Tuesday, August 11, 2009

Fresh figs with chevre and peppered honey

Fresh figs are in season now and they are delicious. I came across a wonderful appetizer recipe using fresh figs that I used as an amuse bouche for a multi-course meal on Saturday evening. It is elegant, delicious, easy to make and beautiful to look at.

Fresh figs with chevre and peppered honey

2 oz of floral honey ( I used blackberry)
Several grinds of black pepper from the mill

Mix honey and pepper together in a small bowl.

12 figs
2 oz chevre. (I used the Humbolt Fog which is made by Cypress Grove)

Wash and clip the points off the figs.
Slice the figs into quarters from where the point was to almost the bottom, leaving the bottom attached so that you can open the fig.

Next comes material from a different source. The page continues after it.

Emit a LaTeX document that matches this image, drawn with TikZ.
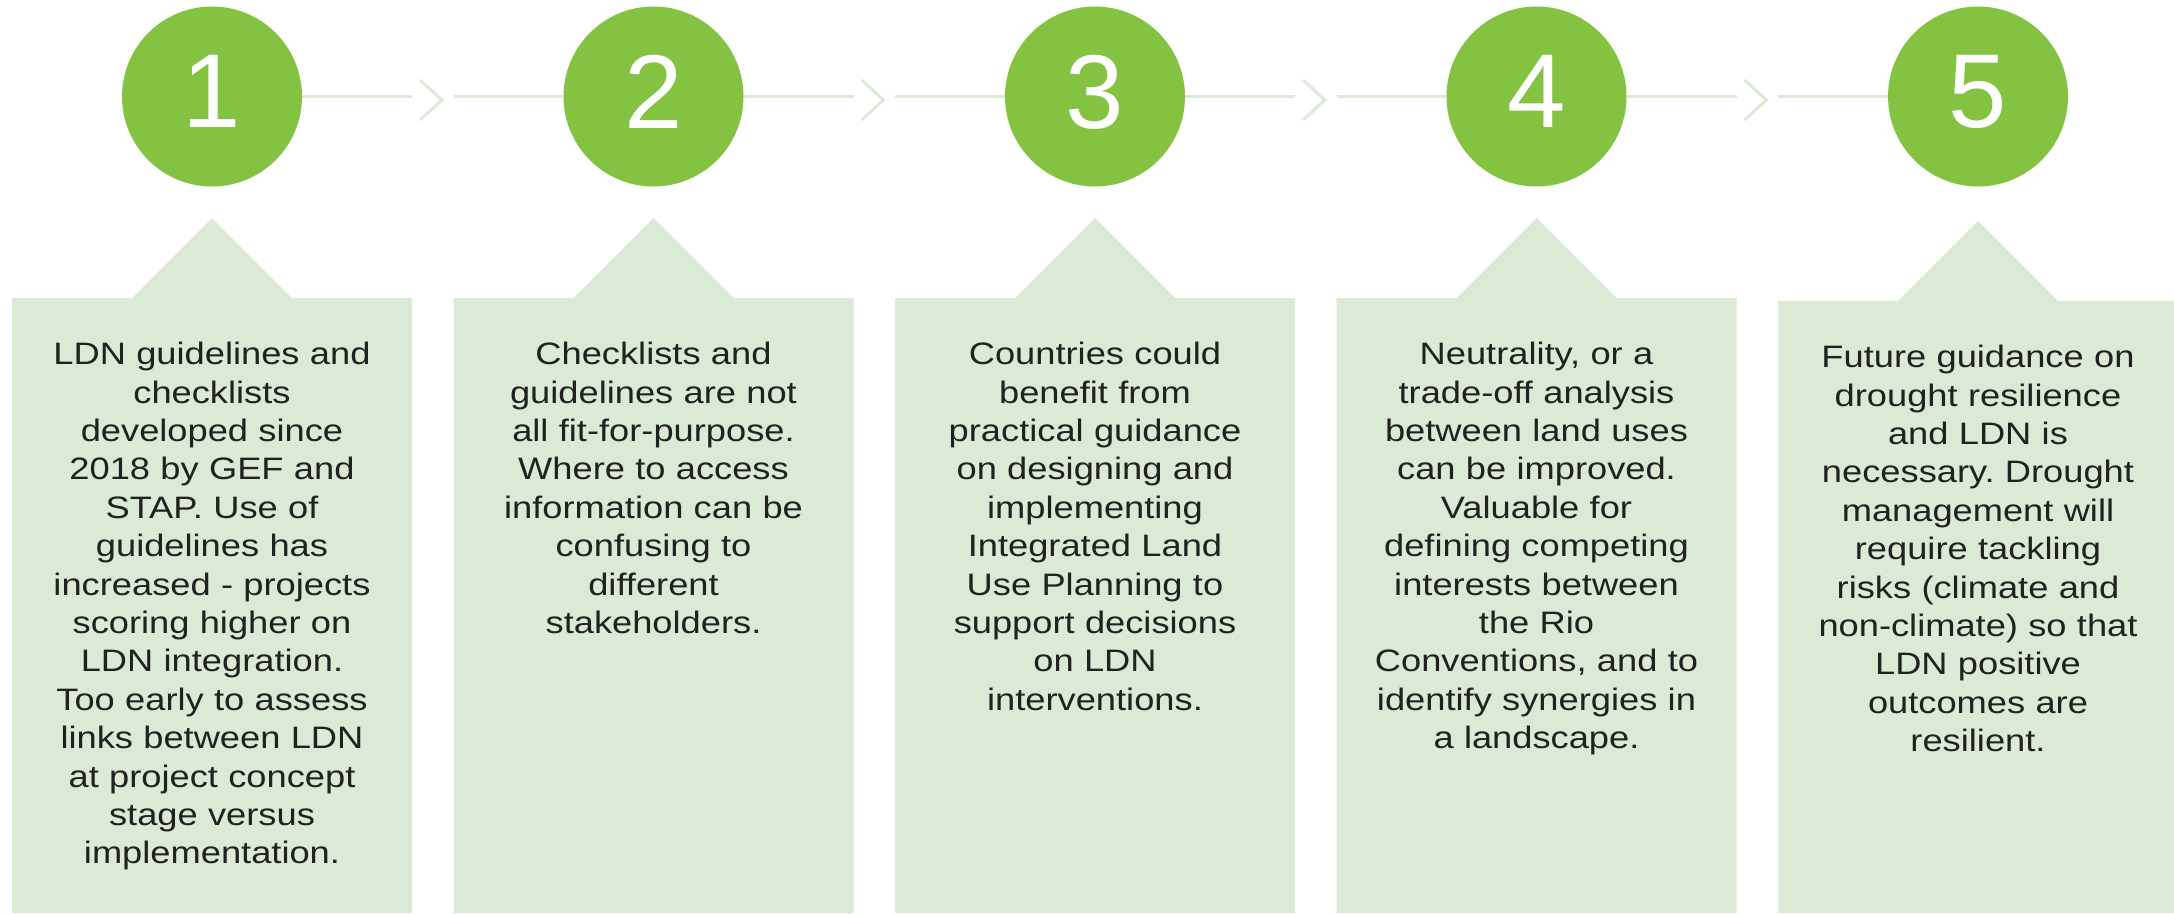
\documentclass[tikz,border=0pt]{standalone}
\usepackage{fontspec}
\setmainfont{Liberation Sans}
\newfontfamily\boxfont{Liberation Sans}[FakeStretch=1.17]
\usepackage{tikz}
\usetikzlibrary{positioning,shapes}
\frenchspacing

\definecolor{stepgreen}{RGB}{132,195,65}
\definecolor{palegreen}{RGB}{218,234,212}
\definecolor{boxtext}{RGB}{33,33,33}

\begin{document}
\begin{tikzpicture}[x=1pt,y=-1pt]
      \tikzstyle{num}=[circle,fill=stepgreen,text=white,minimum size=180pt,inner sep=0pt,text depth=10pt,font=\fontsize{105}{105}\selectfont]
      \tikzstyle{panel}=[fill=palegreen]
      \tikzstyle{info}=[anchor=north,text width=390pt,align=center,inner sep=0pt,text=boxtext,font=\boxfont\fontsize{31}{38.4}\selectfont]
      \tikzstyle{link}=[draw=palegreen,line width=3pt]
      \tikzstyle{chev}=[draw=palegreen,line width=3pt]
      \useasboundingbox (0,0) rectangle (2174,913);
      \clip (0,0) rectangle (2174,913);

      % panels with a pointer
      \path[panel] (12,298) -- (132,298) -- (212,218) -- (292,298) -- (412,298) -- (412,913) -- (12,913) -- cycle;
      \path[panel] (453.5,298) -- (573.5,298) -- (653.5,218) -- (733.5,298) -- (853.5,298) -- (853.5,913) -- (453.5,913) -- cycle;
      \path[panel] (895,298) -- (1015,298) -- (1095,218) -- (1175,298) -- (1295,298) -- (1295,913) -- (895,913) -- cycle;
      \path[panel] (1336.5,298) -- (1456.5,298) -- (1536.5,218) -- (1616.5,298) -- (1736.5,298) -- (1736.5,913) -- (1336.5,913) -- cycle;
      \path[panel] (1778,301) -- (1898,301) -- (1978,221) -- (2058,301) -- (2178,301) -- (2178,913) -- (1778,913) -- cycle;

      \node[num] (c1) at (212,96.5) {1};
      \node[num] (c2) at (653.5,96.5) {2};
      \node[num] (c3) at (1095,96.5) {3};
      \node[num] (c4) at (1536.5,96.5) {4};
      \node[num] (c5) at (1978,96.5) {5};

      \coordinate (e1) at (412,96.5);
      \coordinate (e2) at (853.5,96.5);
      \coordinate (e3) at (1295,96.5);
      \coordinate (e4) at (1736.5,96.5);
      \coordinate (s2) at (453.5,96.5);
      \coordinate (s3) at (895,96.5);
      \coordinate (s4) at (1336.5,96.5);
      \coordinate (s5) at (1778,96.5);
      \coordinate (h1) at (431,100);
      \coordinate (h2) at (872.5,100);
      \coordinate (h3) at (1314,100);
      \coordinate (h4) at (1755.5,100);

      \draw[link] (c1) -- (e1);
      \draw[link] (s2) -- (c2);
      \draw[link] (c2) -- (e2);
      \draw[link] (s3) -- (c3);
      \draw[link] (c3) -- (e3);
      \draw[link] (s4) -- (c4);
      \draw[link] (c4) -- (e4);
      \draw[link] (s5) -- (c5);
      \draw[chev] (h1) ++(-11,-20) -- ++(22,20) -- ++(-22,20);
      \draw[chev] (h2) ++(-11,-20) -- ++(22,20) -- ++(-22,20);
      \draw[chev] (h3) ++(-11,-20) -- ++(22,20) -- ++(-22,20);
      \draw[chev] (h4) ++(-11,-20) -- ++(22,20) -- ++(-22,20);

      \node[info] (t1) at (212,342) {LDN guidelines and\\ checklists\\ developed since\\ 2018 by GEF and\\ STAP. Use of\\ guidelines has\\ increased - projects\\ scoring higher on\\ LDN integration.\\ Too early to assess\\ links between LDN\\ at project concept\\ stage versus\\ implementation.};
      \node[info] (t2) at (653.5,342) {Checklists and\\ guidelines are not\\ all fit-for-purpose.\\ Where to access\\ information can be\\ confusing to\\ different\\ stakeholders.};
      \node[info] (t3) at (1095,342) {Countries could\\ benefit from\\ practical guidance\\ on designing and\\ implementing\\ Integrated Land\\ Use Planning to\\ support decisions\\ on LDN\\ interventions.};
      \node[info] (t4) at (1536.5,342) {Neutrality, or a\\ trade-off analysis\\ between land uses\\ can be improved.\\ Valuable for\\ defining competing\\ interests between\\ the Rio\\ Conventions, and to\\ identify synergies in\\ a landscape.};
      \node[info] (t5) at (1978,345) {Future guidance on\\ drought resilience\\ and LDN is\\ necessary. Drought\\ management will\\ require tackling\\ risks (climate and\\ non-climate) so that\\ LDN positive\\ outcomes are\\ resilient.};
    \end{tikzpicture}
\end{document}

Did you know that figs are actually flowers that have turned in on themselves? That's why the inside looks like a flower when opened up.

Place each fig on a platter as an appetizer or on individual small plates as an amuse bouche. Put a small piece of the chevre in the center of each fig. Like all cheese courses, let the dish rest for about an hour so that the cheese ripens. Then drizzle the peppered honey on top and serve.
Note: The honey goes on just before service since it will run out of the fig onto the plate if you put it on and then ripen the cheese.